No. Everything in Germany has been three-phase since forever.

But especially with old houses, with any "not insignificant change" to your electrical setup, you have to bring everything up to modern standards.

Also, and connected with that, metering is weird in Germany. If your consumption rises above a certain amount (I think 10MWh for a single-family home) you are required to get a "smart meter", meaning a digital meter which includes the possibility (just the possibility, not actually the real thing) of online reporting and minute-by-minute pricing. In the rest of the world, that would just be swapping the meter or slapping some Wifi-to-IR-interface on it, but not so in Germany. You need to install a new metering cabinet that provides space for at least one digital meter (but better provide more than one...), one remote control receiver (for old-style night/day tariff switches, obsoleted by smart meters but still required nonetheless) and a smart meter gateway. That new metering cabinet needs to conform to standards set by your local electricity supplier (which can be as small as a city), so there is no nation-wide standards, more like 50 of them. And the metering cabinet is huge, not someting like the 30x40cm thing you see on sidewalks in spain or something, no. More like 200x140cm in the smallest(!) version. So those are really expensive just because the market is tiny and the requirements are completely crazy: Even though most smart meter gateways are wireless nowadays (UMTS or GSM) and usually such a gateway won't be installed anyways (because just the possibility of installing one is required), you also need to provide for cabled internet uplink to the metering cabinet. That uplink is a Cat6 cable to the gateway, but it crosses through the electrical uplink part of the cabinet. So the insulation of that cable has to be certified for at least 10kV insulation voltage, at least 80A current on the shielding and more stuff like that. So e.g. just that one stupid half-meter Cat6 cable will set you back 50Eur. Installation isn't any less crazy. You definitely cannot do anything yourself. Even your licensed electrician can only do the menial preparations. When your licensed electrician is done with the prep, you request an appointment with the local supplier's meter installer, who, after a typical wait time of 2 months, will install and seal the meter in the presence of your licensed electrician (who is there to receive complaints about incorrect prep, followed by another 2 months wait time for another appointment...).

That's why it's 4kEur...

And if you want your power to be a few cents cheaper (28ct/kWh instead of the usual 35ct/kWh), you need an extra meter for your heat pump. Have solar? Another extra meter. Want to charge your electrical car? You guessed right. And you cannot bring your own. Each of those "smart" meters has to be rented from your local supplier at around 20 to 120Eur/year.
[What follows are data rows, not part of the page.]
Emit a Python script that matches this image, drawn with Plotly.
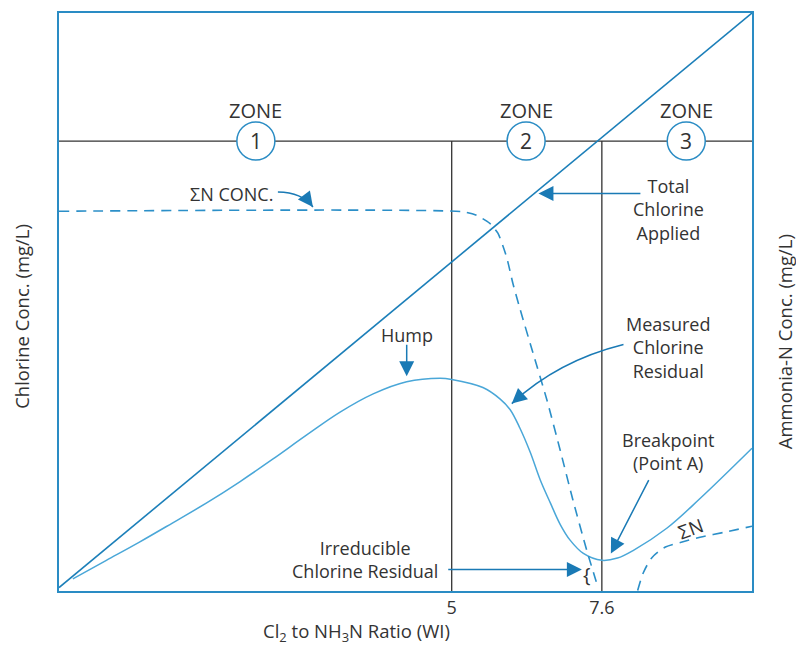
import plotly.graph_objects as go

# ---------------- data ----------------
ratio_ticks = [5, 7.6]
ratio_tick_labels = ["5", "7.6"]

total_cl_x = [-1.80, 10.20]
total_cl_y = [0.6, 100.0]

residual_x = [-1.56, -0.98, -0.40, 0.17, 0.75, 1.33, 1.90, 2.49, 3.06, 3.64, 4.22,
              4.80, 5.00, 5.54, 5.84, 6.01, 6.18, 6.36, 6.53, 6.71, 6.88, 7.05, 7.28,
              7.60, 7.87, 8.14, 8.73, 9.30, 10.20]
residual_y = [2.1, 5.3, 8.5, 11.8, 15.2, 18.9, 22.8, 27.0, 30.9, 34.1, 36.2,
              36.8, 36.6, 35.2, 33.2, 31.4, 28.2, 24.0, 19.3, 15.2, 11.5, 8.8, 6.5,
              5.3, 5.7, 7.0, 10.9, 16.0, 24.7]

sumn_x = [-1.80, 5.20, 5.43, 5.66, 5.80, 5.95, 6.06, 6.18, 6.41, 6.65, 6.88, 7.10, 7.34, 7.54]
sumn_y = [65.7, 65.6, 65.0, 63.6, 61.9, 57.8, 53.2, 48.9, 41.1, 33.0, 24.3, 15.7, 7.0, 0.4]

sumn2_x = [8.22, 8.32, 8.47, 8.70, 8.96, 9.30, 9.74, 10.20]
sumn2_y = [0.1, 3.2, 5.8, 7.6, 8.4, 9.3, 10.2, 11.2]

zone_names = ["1", "2", "3"]
zone_line_y = 77.85

# ---------------- layout helpers ----------------
W, H = 796, 646
L, R, T, B = 59.3, 751.7, 12.7, 590.7
XMIN, XMAX = -1.80, 10.20
YMIN, YMAX = 0.0, 100.0


def X(px):
    return XMIN + (px - L) * (XMAX - XMIN) / (R - L)


def Y(py):
    return YMIN + (B - py) * (YMAX - YMIN) / (B - T)


BLUE_FRAME = "#2a8cc4"
BLUE_LINE = "#1c7fb9"
BLUE_RES = "#4aa7d8"
BLUE_DASH = "#2b8fc8"
ARROW = "#1a7ab5"
TXT = "#333333"
FONT = "Open Sans"

fig = go.Figure()

fig.add_trace(go.Scatter(x=total_cl_x, y=total_cl_y, mode="lines",
                         line=dict(color=BLUE_LINE, width=1.6), hoverinfo="skip"))
fig.add_trace(go.Scatter(x=residual_x, y=residual_y, mode="lines",
                         line=dict(color=BLUE_RES, width=1.5, shape="spline", smoothing=1.0),
                         hoverinfo="skip"))
fig.add_trace(go.Scatter(x=sumn_x, y=sumn_y, mode="lines",
                         line=dict(color=BLUE_DASH, width=1.6, dash="10px,7px",
                                   shape="spline", smoothing=0.6), hoverinfo="skip"))
fig.add_trace(go.Scatter(x=sumn2_x, y=sumn2_y, mode="lines",
                         line=dict(color=BLUE_DASH, width=1.6, dash="10px,7px",
                                   shape="spline", smoothing=0.8), hoverinfo="skip"))

shapes = []
shapes.append(dict(type="line", xref="x", yref="y", x0=XMIN, x1=XMAX, y0=zone_line_y, y1=zone_line_y,
                   line=dict(color=TXT, width=1.3), layer="below"))
for xv in ratio_ticks:
    shapes.append(dict(type="line", xref="x", yref="y", x0=xv, x1=xv, y0=0, y1=zone_line_y,
                       line=dict(color=TXT, width=1.3), layer="below"))
zone_cx = [256, 526, 686]
rad = 19
for cx in zone_cx:
    shapes.append(dict(type="circle", xref="x", yref="y",
                       x0=X(cx - rad), x1=X(cx + rad), y0=Y(140.7 + rad), y1=Y(140.7 - rad),
                       line=dict(color=BLUE_FRAME, width=1.5), fillcolor="white", layer="above"))


def qpath(p0, c, p1):
    return "M {},{} Q {},{} {},{}".format(X(p0[0]), Y(p0[1]), X(c[0]), Y(c[1]), X(p1[0]), Y(p1[1]))


shapes.append(dict(type="path", xref="x", yref="y", path=qpath((278, 191.7), (302, 192), (313, 206.7)),
                   line=dict(color=ARROW, width=1.5)))
shapes.append(dict(type="path", xref="x", yref="y", path=qpath((623.3, 344.3), (558, 360.5), (511.7, 403.3)),
                   line=dict(color=ARROW, width=1.5)))

ann = []
fnt = dict(family=FONT, size=18, color=TXT)
C = dict(xanchor="center", yanchor="middle", showarrow=False)
for cx, name in zip(zone_cx, zone_names):
    ann.append(dict(x=X(cx), y=Y(110), xref="x", yref="y", text="ZONE",
                    font=dict(family=FONT, size=20, color=TXT), **C))
    ann.append(dict(x=X(cx), y=Y(140.7), xref="x", yref="y", text=name,
                    font=dict(family=FONT, size=21, color=TXT), **C))

ann.append(dict(x=X(231.7), y=Y(193.3), xref="x", yref="y", text="ΣN CONC.", font=fnt, **C))
ann.append(dict(x=X(668), y=Y(208.7), xref="x", yref="y", text="Total<br>Chlorine<br>Applied",
                font=fnt, **C))
ann.append(dict(x=X(406.7), y=Y(334.3), xref="x", yref="y", text="Hump", font=fnt, **C))
ann.append(dict(x=X(668), y=Y(346.7), xref="x", yref="y", text="Measured<br>Chlorine<br>Residual",
                font=fnt, **C))
ann.append(dict(x=X(668), y=Y(450.8), xref="x", yref="y", text="Breakpoint<br>(Point A)",
                font=fnt, **C))
ann.append(dict(x=X(365), y=Y(559), xref="x", yref="y", text="Irreducible<br>Chlorine Residual",
                font=fnt, **C))
ann.append(dict(x=X(587), y=Y(574), xref="x", yref="y", text="{",
                font=dict(family=FONT, size=20, color=TXT), **C))
ann.append(dict(x=X(690), y=Y(528.3), xref="x", yref="y", text="ΣN", textangle=-20,
                font=dict(family=FONT, size=19, color=TXT), **C))

arrow_style = dict(showarrow=True, arrowhead=2, arrowsize=2.0, arrowwidth=1.5, arrowcolor=ARROW,
                   text="", xref="x", yref="y", axref="x", ayref="y", standoff=0, startstandoff=0)
for tip, tail in [((538.3, 193.3), (641.7, 193.3)),
                  ((406.7, 376), (406.7, 343)),
                  ((610.7, 553.3), (649.3, 478.3)),
                  ((581.7, 569.3), (446.7, 569.3))]:
    a = dict(arrow_style)
    a.update(x=X(tip[0]), y=Y(tip[1]), ax=X(tail[0]), ay=Y(tail[1]))
    ann.append(a)

for tip, off in [((313, 206.7), (-6, -8)), ((511.7, 403.3), (9, -8))]:
    a = dict(showarrow=True, arrowhead=2, arrowsize=2.0, arrowwidth=1.5, arrowcolor=ARROW,
             text="", xref="x", yref="y", standoff=0, x=X(tip[0]), y=Y(tip[1]), ax=off[0], ay=off[1])
    ann.append(a)

tfnt = dict(family=FONT, size=18.5, color=TXT)
ann.append(dict(xref="paper", yref="paper", x=0, y=(B - 316) / (B - T), xshift=-37.5,
                text="Chlorine Conc. (mg/L)", textangle=-90, font=tfnt, **C))
ann.append(dict(xref="paper", yref="paper", x=1, y=(B - 342) / (B - T), xshift=32,
                text="Ammonia-N Conc. (mg/L)", textangle=-90, font=tfnt, **C))
ann.append(dict(xref="paper", yref="paper", x=(357 - L) / (R - L), y=(B - 632) / (B - T),
                text="Cl<sub>2</sub> to NH<sub>3</sub>N Ratio (WI)", font=tfnt, **C))

fig.update_layout(
    width=W, height=H,
    margin=dict(l=L, r=W - R, t=T, b=H - B, pad=0),
    paper_bgcolor="white", plot_bgcolor="white",
    showlegend=False,
    shapes=shapes, annotations=ann,
    font=dict(family=FONT, color=TXT),
    xaxis=dict(range=[XMIN, XMAX], showgrid=False, zeroline=False, showline=True, mirror=True,
               linecolor=BLUE_FRAME, linewidth=1.6, ticks="", tickvals=ratio_ticks,
               ticktext=ratio_tick_labels, tickfont=dict(family=FONT, size=18, color=TXT), fixedrange=True),
    yaxis=dict(range=[YMIN, YMAX], showgrid=False, zeroline=False, showline=True, mirror=True,
               linecolor=BLUE_FRAME, linewidth=1.6, ticks="", showticklabels=False, fixedrange=True),
)

fig.write_html("out.html", config={"displayModeBar": False},
               post_script="document.body.style.margin='0';")
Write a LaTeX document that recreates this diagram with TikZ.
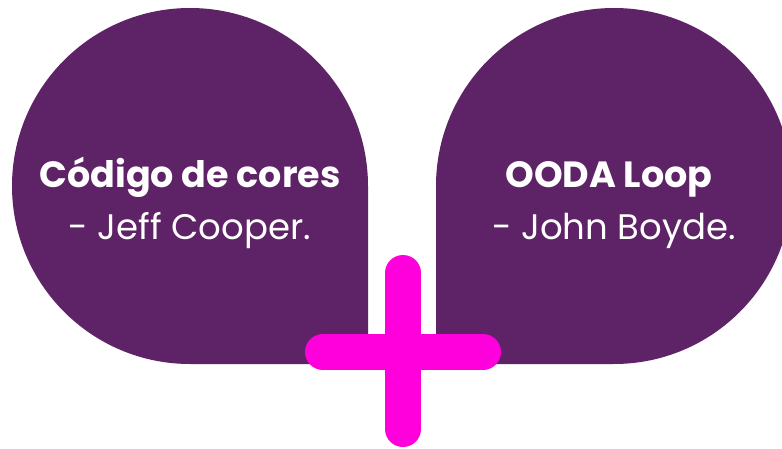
\documentclass[tikz,border=0pt]{standalone}
\usepackage{fontspec}
\setmainfont{Poppins}
\definecolor{blobpurple}{RGB}{94,34,102}
\definecolor{plusmagenta}{RGB}{255,0,221}
\begin{document}
\begin{tikzpicture}[x=1pt,y=1pt,
  blob/.style={fill=blobpurple,draw=none},
  plusbar/.style={draw=plusmagenta,line width=36pt,line cap=round},
  titletext/.style={anchor=base,inner sep=0pt,text=white,font=\fontsize{36.5}{40}\selectfont\bfseries},
  subtext/.style={anchor=base,inner sep=0pt,text=white,font=\fontsize{35.5}{40}\selectfont}]
\useasboundingbox (0,0) rectangle (782,448);
\clip (0,0) rectangle (782,448);
% left blob
\fill[blob] (368,84) -- (190,84) arc[start angle=-90,end angle=-360,radius=178] -- cycle;
% right blob
\fill[blob] (436,84) -- (614,84) arc[start angle=-90,end angle=180,radius=178] -- cycle;
% texts
\node[titletext] (lt) at (190,260) {Código de cores};
\node[subtext] (ls) at (190,209) {- Jeff Cooper.};
\node[titletext] (rt) at (609,260) {OODA Loop};
\node[subtext] (rs) at (614,209) {- John Boyde.};
% plus sign
\coordinate (vtop) at (403,175);
\coordinate (vbot) at (403,19);
\coordinate (hl) at (323,96);
\coordinate (hr) at (483,96);
\draw[plusbar] (vtop) -- (vbot);
\draw[plusbar] (hl) -- (hr);
\end{tikzpicture}
\end{document}
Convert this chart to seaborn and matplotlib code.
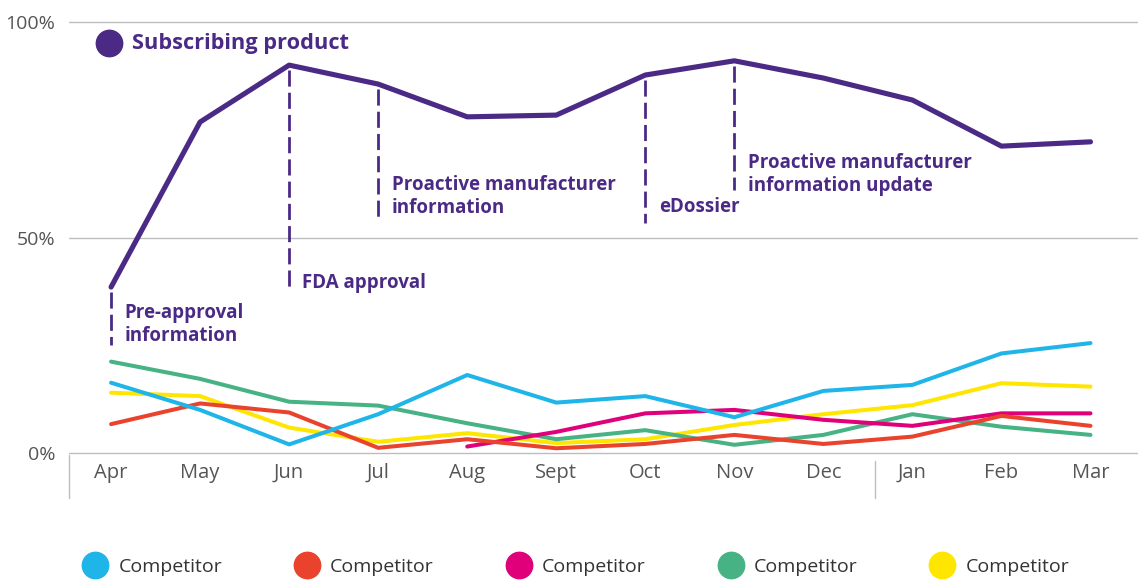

stefanfisk 9 hours ago | parent [-]

OK, but what about the rest of the price difference? Once the electrical is taken care of it should just be a matter of replacing the furnace and pulling some tubes and wires to the outer unit? You said 40k, but the heat pump itself isn’t even 10k.

holowoodman 9 hours ago | parent [-]

I didn't say that, but it is true that in Germany it is extremely expensive, mostly due to installers being greedy.